2002-03-08 09:51:39

by Boszormenyi Zoltan

[permalink] [raw]
Subject: Ext2/Ext3 partition label abuse

Hi!

I have a RedHat 7.2 machine installed from scratch.
Recently I installed RedHat 7.2 on another machine
that has two harddisks (/dev/hda and /dev/hdc)
The second is in a removable bay.
Linux was installed on /dev/hdc.

My main machine also has a hdd bay (/dev/hdc) and I have
put the new machine's removable hdd into the main one
and booted up. (I had to copy some files and no network
between the machines.)

On boot I had strange errors that said that this and that
partitions cannot be found. I observed the following.

The / partition contains the main machine's data from /dev/hda2
although the mount command lists / as mounted from /dev/hdcX.
Every other partitions are mounted from /dev/hdc.

The problem is that /etc/fstab as used by RedHat, lists the partition
by LABEL=/mountpoint which labels can be found on both
/dev/hda and /dev/hdc.

The /proc/partitions "file" lists the partitions in disk-reversed order,
e.g.:

/dev/hdc1 ....
...
/dev/hdc10 ...
/dev/hda1 ...
...
/dev/hda9 ...

Is there a way to fix this? Yes there is: vendors should not use
LABEL=XXX method in /etc/fstab. Either use the proper
device/partition or the UUID. The downside is that fsck messages
would not be as pretty-printed as now. Or maybe the partitions
should not be registered in disk-reversed order...

Best regards,
Zolt?n B?sz?rm?nyi



2002-03-08 14:34:07

by Guest section DW

[permalink] [raw]
Subject: Re: Ext2/Ext3 partition label abuse

On Fri, Mar 08, 2002 at 10:49:00AM +0100, Boszormenyi Zoltan wrote:

[I had two disks with the same labels on one machine and that caused
problems with booting]

Yes, if you have an fstab file that says: mount the filesystem with
label "ROOTDISK" on /, and then come with two filesystems that both are
labeled "ROOTDISK", then it is hardly surprising when problems arise.
The same will happen if you use UUID instead of label but created the
other disk by copying the first using dd.

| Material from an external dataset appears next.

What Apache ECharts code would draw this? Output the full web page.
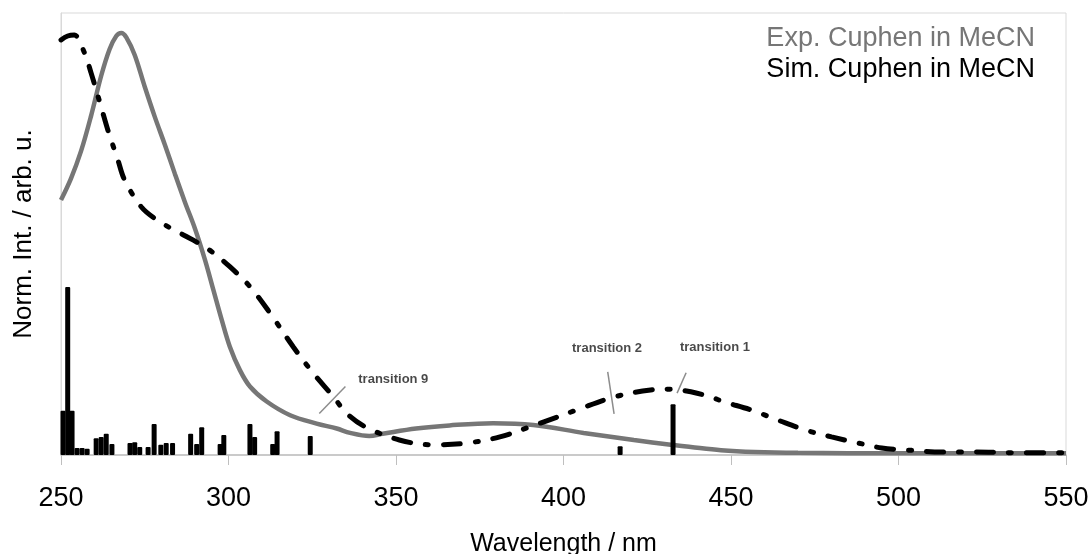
<!DOCTYPE html>
<html>
<head>
<meta charset="utf-8">
<script src="https://cdn.jsdelivr.net/npm/echarts@6/dist/echarts.min.js"></script>
<style>
html,body{margin:0;padding:0;background:#fff;}
#chart{width:1091px;height:554px;}
</style>
</head>
<body>
<div id="chart"></div>
<script>
// Experimental spectrum (wavelength nm, normalized intensity)
const expWavelength = [250,253,256,259,262,264.5,266.5,268,269.5,272,275,278,281,284,287,290,293,295.5,298,300.4,303.4,306.4,311.4,318.4,326.3,332.3,336.3,342,346,356,366,379,391,406,421,432,438,447,457,470,500,550];
const expIntensity = [0.577,0.626,0.688,0.768,0.858,0.918,0.948,0.955,0.945,0.905,0.833,0.765,0.702,0.636,0.572,0.512,0.441,0.373,0.305,0.245,0.192,0.155,0.121,0.090,0.071,0.060,0.050,0.043,0.048,0.060,0.067,0.072,0.068,0.050,0.034,0.023,0.018,0.011,0.007,0.005,0.004,0.004];

// Simulated spectrum
const simWavelength = [250,252,254,257,259,262,264,267,269,274,278.6,284,289.5,295,300.4,306.4,312.4,319.3,325.3,331.3,335.3,341,351,361,371,381,393,404,415,426,432,438,444,448,456,464,472,480,488,495,503,513,523,535,550];
const simIntensity = [0.939,0.948,0.950,0.910,0.864,0.787,0.735,0.667,0.622,0.561,0.532,0.508,0.486,0.460,0.426,0.381,0.321,0.245,0.185,0.132,0.094,0.063,0.034,0.023,0.027,0.041,0.072,0.102,0.131,0.147,0.149,0.143,0.131,0.120,0.102,0.079,0.057,0.041,0.027,0.016,0.011,0.007,0.007,0.005,0.005];

// Calculated transitions (sticks)
const stickWavelength = [250.6,252,253.3,254.8,256.3,257.8,260.5,262,263.5,265.2,270.6,272,273.5,276,277.8,279.8,281.4,283.3,288.7,290.5,292,297.5,298.6,306.4,307.8,313.2,314.5,324.4,416.9,432.7];
const stickIntensity = [0.100,0.380,0.100,0.016,0.016,0.014,0.038,0.041,0.048,0.025,0.027,0.029,0.018,0.018,0.070,0.023,0.027,0.027,0.048,0.025,0.063,0.025,0.045,0.070,0.041,0.025,0.054,0.043,0.020,0.115];

// Annotations
const annotationNames = ['transition 9','transition 2','transition 1'];
const annotationLabelX = [349.2, 413.0, 445.2];
const annotationLabelY = [0.172, 0.242, 0.244];
const annotationTickX0 = [327.1, 413.2, 436.6];
const annotationTickY0 = [0.094, 0.188, 0.186];
const annotationTickX1 = [334.9, 415.1, 433.9];
const annotationTickY1 = [0.155, 0.093, 0.140];

const xTicks = [250,300,350,400,450,500,550];
const seriesNames = ['Exp. Cuphen in MeCN','Sim. Cuphen in MeCN'];

const chart = echarts.init(document.getElementById('chart'));
const font = 'Liberation Sans, Arial, sans-serif';

const series = [
  {
    name: seriesNames[0], type: 'line', smooth: 0.35, symbol: 'none', z: 3,
    data: expWavelength.map((w,i)=>[w, expIntensity[i]]),
    lineStyle: {color:'#767676', width:4.5}
  },
  {
    name: seriesNames[1], type: 'line', smooth: 0.35, symbol: 'none', z: 4,
    data: simWavelength.map((w,i)=>[w, simIntensity[i]]),
    lineStyle: {color:'#000', width:5, type:[17,15,3,15], cap:'round'}
  },
  {
    name: 'sticks', type: 'custom', z: 5,
    data: stickWavelength.map((w,i)=>[w, stickIntensity[i]]),
    renderItem: function(params, api){
      const p0 = api.coord([api.value(0), 0]);
      const p1 = api.coord([api.value(0), api.value(1)]);
      return {type:'rect', shape:{x:p0[0]-2.5, y:p1[1], width:5, height:p0[1]-p1[1], r:1}, style:{fill:'#000'}};
    }
  },
  {
    name: 'annotations', type: 'scatter', symbolSize: 0, z: 6,
    data: annotationNames.map((n,i)=>({value:[annotationLabelX[i], annotationLabelY[i]], name:n})),
    label: {show:true, position:'inside', formatter: p=>p.name, color:'#1a1a1a', fontFamily:font, fontWeight:'bold', fontSize:13}
  }
];
annotationNames.forEach((n,i)=>{
  series.push({
    name: 'tick '+n, type:'line', symbol:'none', z:6, silent:true,
    data: [[annotationTickX0[i], annotationTickY0[i]],[annotationTickX1[i], annotationTickY1[i]]],
    lineStyle:{color:'#8c8c8c', width:1.5}
  });
});

chart.setOption({
  animation: false,
  backgroundColor: '#fff',
  grid: {left:61, right:25, top:13, bottom:99, show:true, borderColor:'#d9d9d9', borderWidth:1, containLabel:false, outerBoundsMode:'none'},
  legend: {
    right: 51, top: 20, orient:'vertical', itemWidth:0, itemHeight:0, itemGap:4,
    data: [
      {name: seriesNames[0], icon:'none', textStyle:{color:'#767676'}},
      {name: seriesNames[1], icon:'none', textStyle:{color:'#000'}}
    ],
    textStyle: {fontFamily:font, fontSize:27, padding:[0,0,0,0]},
    selectedMode: false
  },
  xAxis: {
    type:'value', min:250, max:550, interval:50,
    name:'Wavelength / nm', nameLocation:'middle', nameGap:77,
    nameTextStyle:{fontFamily:font, fontSize:25, color:'#000'},
    axisLine:{show:true, lineStyle:{color:'#bfbfbf', width:1.5}},
    axisTick:{show:true, length:10, lineStyle:{color:'#bfbfbf'}},
    axisLabel:{fontFamily:font, fontSize:27, color:'#000', margin:30, formatter: v=> xTicks.includes(v)? String(v):''},
    splitLine:{show:false}
  },
  yAxis: {
    type:'value', min:0, max:1,
    name:'Norm. Int. / arb. u.', nameLocation:'middle', nameGap:24,
    nameTextStyle:{fontFamily:font, fontSize:26, color:'#000'},
    axisLine:{show:true, lineStyle:{color:'#d9d9d9'}},
    axisTick:{show:false}, axisLabel:{show:false}, splitLine:{show:false}
  },
  series: series
});
</script>
</body>
</html>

You can change fstab for example with an editor.
You can change labels for example with the e2label utility.

Labels have an advantage for example when you add or remove a SCSI disk:
the label stays the same but the disks are renumbered.
Also when you add or remove partitions, causing a renumbering.
Using UUID is slightly more stable, slightly less user-friendly.

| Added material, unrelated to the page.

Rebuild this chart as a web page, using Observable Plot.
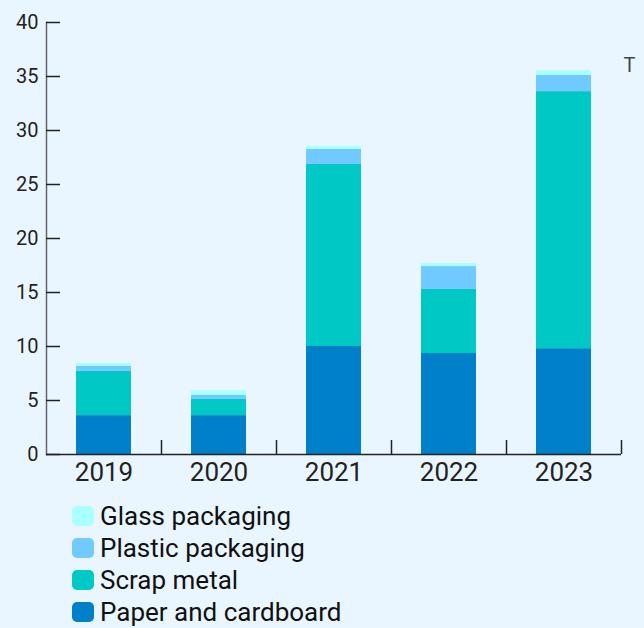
<!DOCTYPE html>
<html>
<head>
<meta charset="utf-8">
<script src="https://cdn.jsdelivr.net/npm/d3@7"></script>
<script src="https://cdn.jsdelivr.net/npm/@observablehq/plot@0.6"></script>
<style>
  html, body { margin: 0; padding: 0; background: #EAF6FF; }
  body { width: 644px; height: 628px; overflow: hidden; font-family: Roboto, "Noto Sans", sans-serif; }
  #legend { margin-left: 72px; margin-top: 5px; }
  .row { display: flex; align-items: center; height: 32px; }
  .sw { width: 22px; height: 20px; border-radius: 5px; margin-right: 6px; }
  .lab { font-size: 26px; color: #111; }
</style>
</head>
<body>
<div id="chart"></div>
<div id="legend"></div>
<script>
const years = ["2019", "2020", "2021", "2022", "2023"];
const series = ["Paper and cardboard", "Scrap metal", "Plastic packaging", "Glass packaging"];
const colors = ["#0080C8", "#00C8C5", "#70CAFF", "#AAFFFF"];
const paper = [3.6, 3.6, 10.0, 9.35, 9.8];
const scrap = [4.1, 1.5, 16.85, 5.93, 23.8];
const plastic = [0.45, 0.37, 1.4, 2.12, 1.5];
const glass = [0.3, 0.45, 0.28, 0.28, 0.44];
const yTicks = [0, 5, 10, 15, 20, 25, 30, 35, 40];
const unit = "T";

const values = [paper, scrap, plastic, glass];
const rows = [];
series.forEach((s, i) => years.forEach((y, j) => rows.push({year: y, series: s, value: values[i][j]})));

const chart = Plot.plot({
  width: 644,
  height: 495,
  marginLeft: 46,
  marginRight: 23,
  marginTop: 22,
  marginBottom: 41,
  style: {background: "#EAF6FF", fontFamily: "Roboto, sans-serif", color: "#222"},
  x: {domain: years, paddingInner: 0.52, paddingOuter: 0.26, label: null},
  y: {domain: [0, 40], label: null},
  color: {domain: series, range: colors},
  marks: [
    Plot.barY(rows, {x: "year", y: "value", fill: "series"}),
    Plot.frame({anchor: "left", stroke: "#666", strokeWidth: 1.5}),
    Plot.tickY(yTicks, {y: d => d, insetRight: 561, stroke: "#222", strokeWidth: 1.5}),
    Plot.axisY({ticks: yTicks, tickSize: 0, tickPadding: 8, fontSize: 20, label: null}),
    Plot.ruleY([0], {stroke: "#222", strokeWidth: 1.5}),
    Plot.ruleX(years, {x: d => d, dx: 57.5, insetTop: 418, stroke: "#222", strokeWidth: 1.5}),
    Plot.axisX({tickSize: 0, tickPadding: 8, fontSize: 26, label: null}),
    Plot.text([unit], {frameAnchor: "top-right", dx: 8, dy: 43, fontSize: 20, fill: "#444", textAnchor: "middle", lineAnchor: "middle"})
  ]
});
document.getElementById("chart").appendChild(chart);

const legend = document.getElementById("legend");
[...series].reverse().forEach((s) => {
  const i = series.indexOf(s);
  const r = document.createElement("div");
  r.className = "row";
  r.innerHTML = `<div class="sw" style="background:${colors[i]}"></div><span class="lab">${s}</span>`;
  legend.appendChild(r);
});
</script>
</body>
</html>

Attaching a significance to the order of items in /proc/partitions
is a bad idea.

2002-03-08 18:02:26

by Mike Fedyk

[permalink] [raw]
Subject: Re: Ext2/Ext3 partition label abuse

On Fri, Mar 08, 2002 at 03:33:45PM +0100, Guest section DW wrote:
> On Fri, Mar 08, 2002 at 10:49:00AM +0100, Boszormenyi Zoltan wrote:
>
> [I had two disks with the same labels on one machine and that caused
> problems with booting]
>
> Yes, if you have an fstab file that says: mount the filesystem with
> label "ROOTDISK" on /, and then come with two filesystems that both are
> labeled "ROOTDISK", then it is hardly surprising when problems arise.
> The same will happen if you use UUID instead of label but created the
> other disk by copying the first using dd.
>
> You can change fstab for example with an editor.
> You can change labels for example with the e2label utility.
>
> Labels have an advantage for example when you add or remove a SCSI disk:
> the label stays the same but the disks are renumbered.
> Also when you add or remove partitions, causing a renumbering.
> Using UUID is slightly more stable, slightly less user-friendly.
>
> Attaching a significance to the order of items in /proc/partitions
> is a bad idea.

It would be nice if the raid code could do that with drive serial numbers...

2002-03-08 18:25:46

by H. Peter Anvin

[permalink] [raw]
Subject: Re: Ext2/Ext3 partition label abuse

Followup to: <[email protected]>
By author: Boszormenyi Zoltan <[email protected]>
In newsgroup: linux.dev.kernel
>
> The /proc/partitions "file" lists the partitions in disk-reversed order,
> e.g.:
>
> /dev/hdc1 ....
> ...
> /dev/hdc10 ...
> /dev/hda1 ...
> ...
> /dev/hda9 ...
>
> Is there a way to fix this? Yes there is: vendors should not use
> LABEL=XXX method in /etc/fstab. Either use the proper
> device/partition or the UUID. The downside is that fsck messages
> would not be as pretty-printed as now. Or maybe the partitions
> should not be registered in disk-reversed order...
>

Or maybe mount(8) should signal an error if a label is ambiguous
instead of mounting a random partition.

-hpa
--
<[email protected]> at work, <[email protected]> in private!
"Unix gives you enough rope to shoot yourself in the foot."